Left at the altar, Marge tries to comfort Skinner. Later, Marge tries to convince Edna to reconcile with Skinner for pragmatic reasons, but Edna would rather have a passionate relationship, which gives Marge her own doubts. With Skinner sad without Edna, Homer decides to help Skinner win her back. Outside her apartment, Homer feeds Skinner lines to woo Edna, while Marge feeds lines to Edna to reject him. Realizing Marge is there, Homer and Marge begin fighting about their own relationship. Later, Edna returns a wedding gift to Comic Book Guy, and they bond.

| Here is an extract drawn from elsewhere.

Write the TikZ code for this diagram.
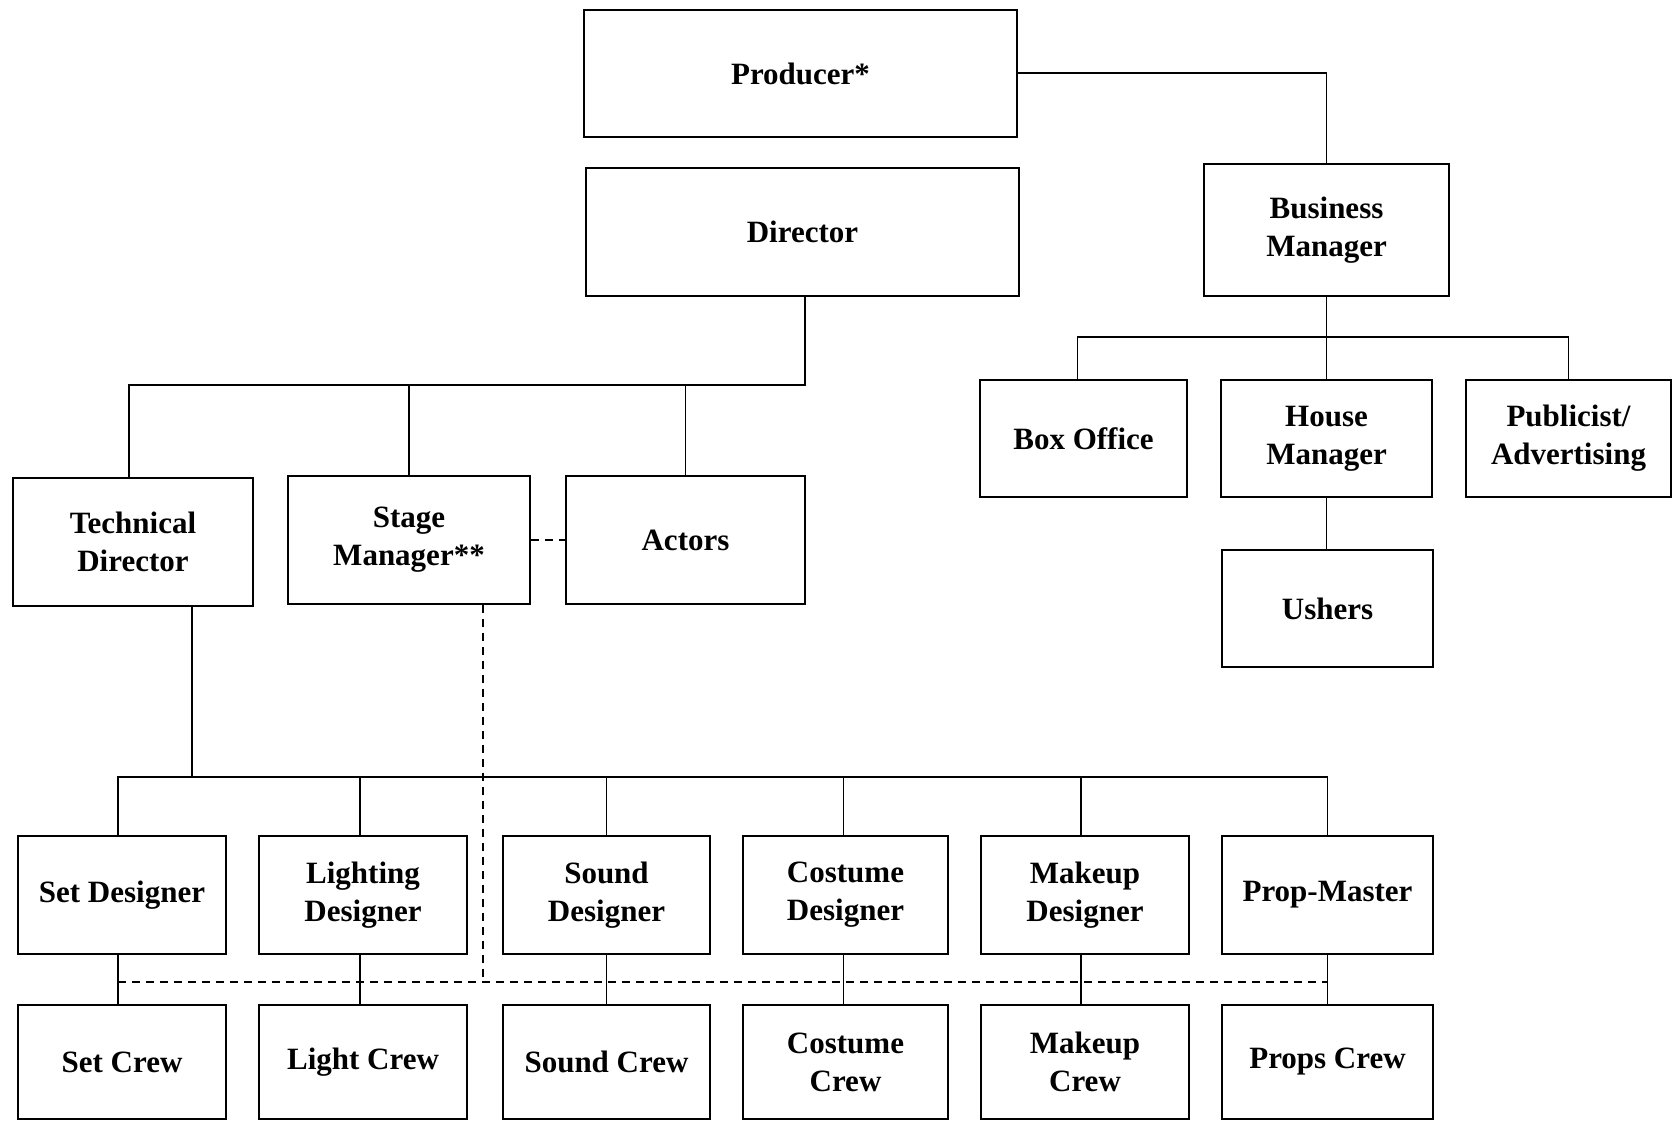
\documentclass[tikz,border=0pt]{standalone}
\usepackage{fontspec}
\setmainfont{Liberation Serif}
\begin{document}
\begin{tikzpicture}[x=0.5pt, y=-0.5pt, line width=0.8pt,
  box/.style = {draw, rectangle, align=center, inner sep=0pt, font=\fontsize{15.5}{19}\selectfont\bfseries},
  rowbox/.style = {box, minimum height=59pt},
  crewbox/.style = {box, minimum height=57pt},
  cuelink/.style = {dashed, dash pattern=on 4pt off 3pt}]
\useasboundingbox (0,0) rectangle (1673,1121);

% top
\node[box, minimum width=216.5pt, minimum height=63.5pt] (prod) at (800.5,73.5) {Producer*};
\node[box, minimum width=216.5pt, minimum height=64pt] (dir) at (802.5,232) {Director};
\node[box, minimum width=122.5pt, minimum height=66pt] (bm) at (1326.5,230) {Business\\Manager};

% front of house
\node[box, minimum width=103.5pt, minimum height=58.5pt] (bo) at (1083.5,438.5) {Box Office};
\node[box, minimum width=105.5pt, minimum height=58.5pt] (hm) at (1326.5,438.5) {House\\Manager};
\node[box, minimum width=102.5pt, minimum height=58.5pt] (pub) at (1568.5,438.5) {Publicist/\\Advertising};
\node[box, minimum width=105.5pt, minimum height=58.5pt] (ush) at (1327.5,608.5) {Ushers};

% under the director
\node[box, minimum width=120pt, minimum height=64pt] (td) at (133,542) {Technical\\Director};
\node[box, minimum width=121pt, minimum height=64pt] (sm) at (409,540) {Stage\\Manager**};
\node[box, minimum width=119.5pt, minimum height=64pt] (act) at (685.5,540) {Actors};

% designers
\node[rowbox, minimum width=104pt] (set) at (122,895) {Set Designer};
\node[rowbox, minimum width=104pt] (light) at (363,895) {Lighting\\Designer};
\node[rowbox, minimum width=103.5pt] (sound) at (606.5,895) {Sound\\Designer};
\node[rowbox, minimum width=102.5pt] (cost) at (845.5,895) {Costume\\Designer};
\node[rowbox, minimum width=104pt] (make) at (1085,895) {Makeup\\Designer};
\node[rowbox, minimum width=105.5pt] (prop) at (1327.5,895) {Prop-Master};

% crews
\node[crewbox, minimum width=104pt] (setc) at (122,1062) {Set Crew};
\node[crewbox, minimum width=104pt] (lightc) at (363,1062) {Light Crew};
\node[crewbox, minimum width=103.5pt] (soundc) at (606.5,1062) {Sound Crew};
\node[crewbox, minimum width=102.5pt] (costc) at (845.5,1062) {Costume\\Crew};
\node[crewbox, minimum width=104pt] (makec) at (1085,1062) {Makeup\\Crew};
\node[crewbox, minimum width=105.5pt] (propc) at (1327.5,1062) {Props Crew};

\coordinate (bbus) at (1326,337);
\coordinate (dbus) at (805,385);
\coordinate (tbus) at (192,777);
\coordinate (sbus) at (483,982);

\draw (prod.east |- 0,73) -| (bm.north);

\draw (bm.south) -- (bm.south |- bbus);
\draw ([xshift=-3pt]bo.north) |- (pub.north |- bbus) -- (pub.north);
\draw (hm.north) -- (hm.north |- bbus);
\draw (hm.south) -- (hm.south |- ush.north);

\draw (dir.south -| dbus) -- (dbus) -| ([xshift=-2pt]td.north);
\draw (sm.north) -- (sm.north |- dbus);
\draw (act.north) -- (act.north |- dbus);

\draw (td.south -| tbus) -- (tbus);
\draw ([xshift=-2pt]set.north) |- (prop.north |- tbus) -- (prop.north);
\foreach \n/\s in {light/-1.5pt,sound/0pt,cost/-1pt,make/-2pt}
  \draw ([xshift=\s]\n.north) -- ([xshift=\s]\n.north |- tbus);
\foreach \a/\b/\s in {set/setc/-2pt,light/lightc/-1.5pt,sound/soundc/0pt,cost/costc/-1pt,make/makec/-2pt,prop/propc/0pt}
  \draw ([xshift=\s]\a.south) -- ([xshift=\s]\a.south |- \b.north);

\draw[cuelink] (sm.east) -- (act.west);
\draw[cuelink] (sm.south -| sbus) -- (sbus);
\draw[cuelink] ([xshift=-2pt]set.south |- sbus) -- (prop.south |- sbus);
\end{tikzpicture}
\end{document}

After some time, Homer gets Skinner to serenade Edna outside her apartment with the schoolchildren as a backup choir, but Comic Book Guy reveals that he and Edna are now in a relationship. Learning they are going to the Bi-Mon-Sci-Fi-Con, Homer and the family plan to confront them there and break them up. They find Edna and Comic Book Guy, who asks her to marry him immediately. Skinner arrives and fights Comic Book Guy until Edna tells them to stop. She tells Skinner he cannot win her back, and she also declines to marry Comic Book Guy because they are too different. He accepts her decision, but Skinner is upset. Edna receives support from Marge, who is still upset with Homer. Later at home, Homer apologizes to Marge and asks her to remarry him. She accepts, and the ceremony is conducted by a man dressed as a Klingon while the schoolchildren play music from the closet.

==Production==
Series creator Matt Groening appeared as himself. In the episode, he is identified as the creator of the television series Futurama.

==Cultural references==
Barney's rabbit sponsor is a reference to a similar situation in the 1950 film Harvey. Principal Skinner is wearing a Catwoman costume similar to the one worn in the 1992 film Batman Returns.

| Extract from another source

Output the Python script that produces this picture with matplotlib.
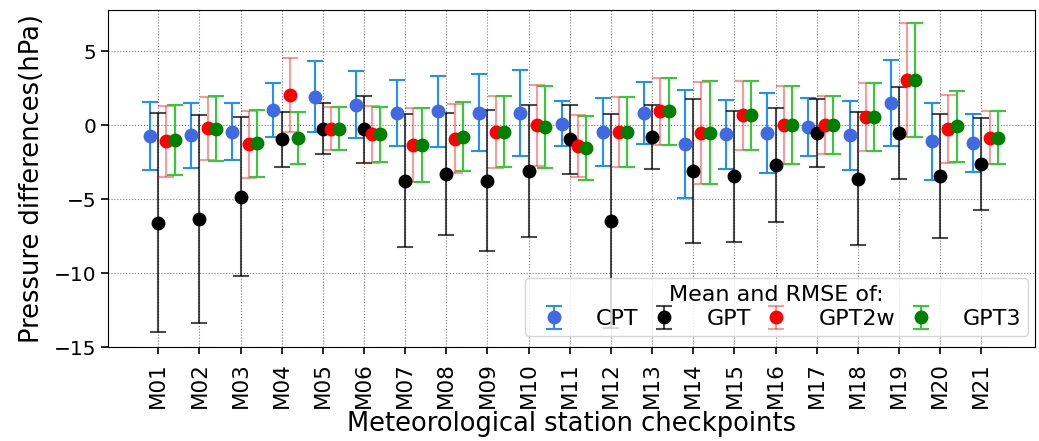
import matplotlib
matplotlib.use("Agg")
import matplotlib.pyplot as plt
import numpy as np

## DATA
stations = ["M%02d" % i for i in range(1, 22)]

cpt_mean = [-0.75, -0.7, -0.45, 1.04, 1.92, 1.38, 0.84, 0.93, 0.84, 0.84, 0.09,
            -0.45, 0.84, -1.27, -0.63, -0.52, -0.14, -0.7, 1.47, -1.08, -1.2]
cpt_rmse = [2.3, 2.2, 1.93, 1.83, 2.4, 2.25, 2.23, 2.4, 2.6, 2.9, 1.53,
            2.28, 2.1, 3.67, 2.36, 2.7, 1.97, 2.35, 2.9, 2.6, 1.95]

gpt_mean = [-6.6, -6.35, -4.84, -0.97, -0.23, -0.29, -3.75, -3.28, -3.75, -3.12, -0.97,
            -6.46, -0.79, -3.12, -3.46, -2.71, -0.52, -3.62, -0.52, -3.46, -2.62]
gpt_rmse = [7.4, 7.0, 5.37, 1.87, 1.74, 2.28, 4.47, 4.12, 4.76, 4.46, 2.3,
            7.23, 2.15, 4.87, 4.44, 3.84, 2.3, 4.5, 3.1, 4.2, 3.12]

gpt2w_mean = [-1.1, -0.22, -1.29, 2.03, -0.25, -0.63, -1.36, -0.93, -0.45, 0.0, -1.42,
              -0.45, 0.93, -0.52, 0.66, 0.0, 0.0, 0.56, 3.05, -0.25, -0.86]
gpt2w_rmse = [2.4, 2.15, 2.26, 2.5, 1.45, 1.9, 2.5, 2.33, 2.45, 2.73, 2.1,
              2.35, 2.25, 3.45, 2.35, 2.65, 1.95, 2.3, 3.84, 2.3, 1.8]

gpt3_mean = [-1.0, -0.25, -1.24, -0.86, -0.25, -0.63, -1.36, -0.79, -0.45, -0.14, -1.54,
             -0.45, 0.93, -0.52, 0.66, 0.0, 0.0, 0.56, 3.05, -0.07, -0.86]
gpt3_rmse = [2.35, 2.2, 2.26, 1.78, 1.45, 1.87, 2.5, 2.33, 2.4, 2.77, 2.15,
             2.37, 2.25, 3.48, 2.35, 2.65, 1.98, 2.3, 3.84, 2.4, 1.8]

## STYLE
series = [
    ("CPT",    cpt_mean,   cpt_rmse,   -0.2, "royalblue", "dodgerblue", 1.0),
    ("GPT",    gpt_mean,   gpt_rmse,    0.0, "black",     "black",      0.7),
    ("GPT2w",  gpt2w_mean, gpt2w_rmse,  0.2, "red",       "red",        0.4),
    ("GPT3",   gpt3_mean,  gpt3_rmse,   0.4, "green",     "limegreen",  1.0),
]

fig = plt.figure(figsize=(10.39, 4.41), dpi=100)
ax = fig.add_axes([0.104, 0.213, 0.892, 0.765])

x = np.arange(len(stations))
for name, mean, rmse, offset, mcolor, ecolor, alpha in series:
    eb = ax.errorbar(x + offset, mean, yerr=rmse, fmt="o", color=mcolor,
                     ecolor=ecolor, elinewidth=1.5, capsize=6, capthick=1.5,
                     markersize=9, label=name)
    for art in eb[1] + eb[2]:
        art.set_alpha(alpha)

ax.set_xticks(x)
ax.set_xticklabels(stations, rotation=90, fontsize=15.5)
ax.tick_params(axis="y", labelsize=14.5)
ax.tick_params(length=5, width=1.2)
ax.tick_params(axis="x", pad=6)
ax.set_xlim(-1.22, 21.3)
ax.set_ylim(-15, 7.8)
ax.set_yticks([-15, -10, -5, 0, 5])
ax.grid(True, linestyle=":", color="gray", linewidth=0.8)

ax.set_xlabel("Meteorological station checkpoints", fontsize=18.5, labelpad=2)
ax.set_ylabel("Pressure differences(hPa)", fontsize=18.5, labelpad=6)

leg = ax.legend(loc="lower right", ncol=4, fontsize=16, title="Mean and RMSE of:",
                title_fontsize=16, columnspacing=0.15, handletextpad=0.9,
                borderpad=0.3, labelspacing=0.2, borderaxespad=0,
                bbox_to_anchor=(0.993, 0.033))

plt.savefig("out.png", dpi=100)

The band at the wedding reception is playing the song "Just the Two of Us" by Grover Washington Jr. The children and Skinner sing a parody of the song "The Lion Sleeps Tonight" by The Tokens.

==Reception==
===Viewing figures===
The episode earned a 3.3 rating and was watched by 9.21 million viewers, which was the 35th most-watched show that week.

===Critical response===
DVD Movie Guides Colin Jacobson said that he "never felt particularly interested in the Skinner/Edna relationship, so [the episode] falls in the red. It never quite rebounds from that deficit, as it fails to find much inspiration". He added that "A few laughs crop up along the way, but not enough to redeem it."

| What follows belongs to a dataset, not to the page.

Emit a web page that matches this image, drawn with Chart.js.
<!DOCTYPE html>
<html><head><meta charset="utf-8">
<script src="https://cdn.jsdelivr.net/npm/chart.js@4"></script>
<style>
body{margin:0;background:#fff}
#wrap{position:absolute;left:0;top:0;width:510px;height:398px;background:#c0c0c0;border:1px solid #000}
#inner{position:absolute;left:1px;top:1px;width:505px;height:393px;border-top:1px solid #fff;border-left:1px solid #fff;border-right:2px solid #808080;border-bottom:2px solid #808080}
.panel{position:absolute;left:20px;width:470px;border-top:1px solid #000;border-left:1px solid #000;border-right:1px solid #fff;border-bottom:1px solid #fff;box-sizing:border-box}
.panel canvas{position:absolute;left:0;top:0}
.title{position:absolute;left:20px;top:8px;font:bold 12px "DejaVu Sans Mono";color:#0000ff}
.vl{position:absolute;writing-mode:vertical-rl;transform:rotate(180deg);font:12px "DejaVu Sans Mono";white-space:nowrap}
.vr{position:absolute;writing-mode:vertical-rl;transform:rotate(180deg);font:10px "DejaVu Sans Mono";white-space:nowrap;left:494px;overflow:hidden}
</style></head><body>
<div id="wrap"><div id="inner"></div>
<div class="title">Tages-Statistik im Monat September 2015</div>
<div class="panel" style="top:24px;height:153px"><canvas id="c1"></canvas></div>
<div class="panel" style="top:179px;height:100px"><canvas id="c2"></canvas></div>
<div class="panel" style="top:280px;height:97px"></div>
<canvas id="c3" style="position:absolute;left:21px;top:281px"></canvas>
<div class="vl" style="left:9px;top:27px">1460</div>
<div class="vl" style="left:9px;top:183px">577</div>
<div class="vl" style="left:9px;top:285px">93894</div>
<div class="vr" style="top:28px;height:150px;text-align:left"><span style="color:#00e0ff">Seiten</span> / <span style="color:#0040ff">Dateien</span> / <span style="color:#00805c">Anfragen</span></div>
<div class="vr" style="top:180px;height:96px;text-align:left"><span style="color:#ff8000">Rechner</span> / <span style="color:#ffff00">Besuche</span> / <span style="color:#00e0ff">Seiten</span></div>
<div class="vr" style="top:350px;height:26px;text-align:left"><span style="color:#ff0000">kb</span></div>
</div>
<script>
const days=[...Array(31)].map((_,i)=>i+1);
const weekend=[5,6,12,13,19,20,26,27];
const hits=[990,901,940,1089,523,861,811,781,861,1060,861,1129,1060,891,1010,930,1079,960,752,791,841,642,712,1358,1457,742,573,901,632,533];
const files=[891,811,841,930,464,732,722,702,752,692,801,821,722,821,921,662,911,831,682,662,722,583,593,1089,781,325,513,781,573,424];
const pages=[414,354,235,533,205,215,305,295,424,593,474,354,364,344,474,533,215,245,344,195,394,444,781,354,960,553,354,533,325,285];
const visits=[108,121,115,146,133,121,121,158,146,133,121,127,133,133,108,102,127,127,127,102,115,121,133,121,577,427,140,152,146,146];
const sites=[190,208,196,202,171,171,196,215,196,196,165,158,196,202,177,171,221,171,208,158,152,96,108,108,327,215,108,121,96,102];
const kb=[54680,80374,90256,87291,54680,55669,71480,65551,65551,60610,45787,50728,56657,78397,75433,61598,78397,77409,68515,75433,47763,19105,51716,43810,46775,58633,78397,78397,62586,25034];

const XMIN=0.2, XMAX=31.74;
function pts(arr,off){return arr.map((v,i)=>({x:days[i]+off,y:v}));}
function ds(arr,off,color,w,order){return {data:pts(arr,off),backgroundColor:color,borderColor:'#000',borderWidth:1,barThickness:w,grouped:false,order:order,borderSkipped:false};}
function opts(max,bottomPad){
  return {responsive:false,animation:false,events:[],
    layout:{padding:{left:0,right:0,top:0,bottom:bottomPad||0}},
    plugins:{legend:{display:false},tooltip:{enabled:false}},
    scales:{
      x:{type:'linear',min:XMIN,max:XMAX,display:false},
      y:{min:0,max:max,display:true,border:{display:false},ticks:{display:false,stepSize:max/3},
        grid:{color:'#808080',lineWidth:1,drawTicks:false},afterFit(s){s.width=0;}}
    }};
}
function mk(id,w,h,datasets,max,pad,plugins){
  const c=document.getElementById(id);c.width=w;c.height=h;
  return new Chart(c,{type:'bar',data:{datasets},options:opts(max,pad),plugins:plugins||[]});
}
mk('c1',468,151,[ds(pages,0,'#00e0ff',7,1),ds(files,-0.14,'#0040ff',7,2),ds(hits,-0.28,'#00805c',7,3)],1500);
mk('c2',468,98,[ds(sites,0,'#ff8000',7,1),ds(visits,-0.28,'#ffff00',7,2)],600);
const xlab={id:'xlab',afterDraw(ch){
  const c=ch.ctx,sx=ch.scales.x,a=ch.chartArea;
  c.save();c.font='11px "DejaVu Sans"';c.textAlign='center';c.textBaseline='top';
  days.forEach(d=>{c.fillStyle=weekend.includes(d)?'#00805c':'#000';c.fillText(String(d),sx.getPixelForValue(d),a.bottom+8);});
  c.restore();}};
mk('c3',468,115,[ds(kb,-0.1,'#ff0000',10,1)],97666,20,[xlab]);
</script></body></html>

On Four Finger Discount, Brendan Dando liked the episode except for the subplot of Homer and Marge fighting while Guy Davis thought the fighting ruined the entire episode.

Screen Rant rated the relationship of Edna and Seymour one of the "10 Most Heartbreaking Separations", specifically calling out this episode saying, "After so much build-up and interference from Skinner's mother Agnes, it was sad for Simpsons fans to see that this relationship would probably never go anywhere."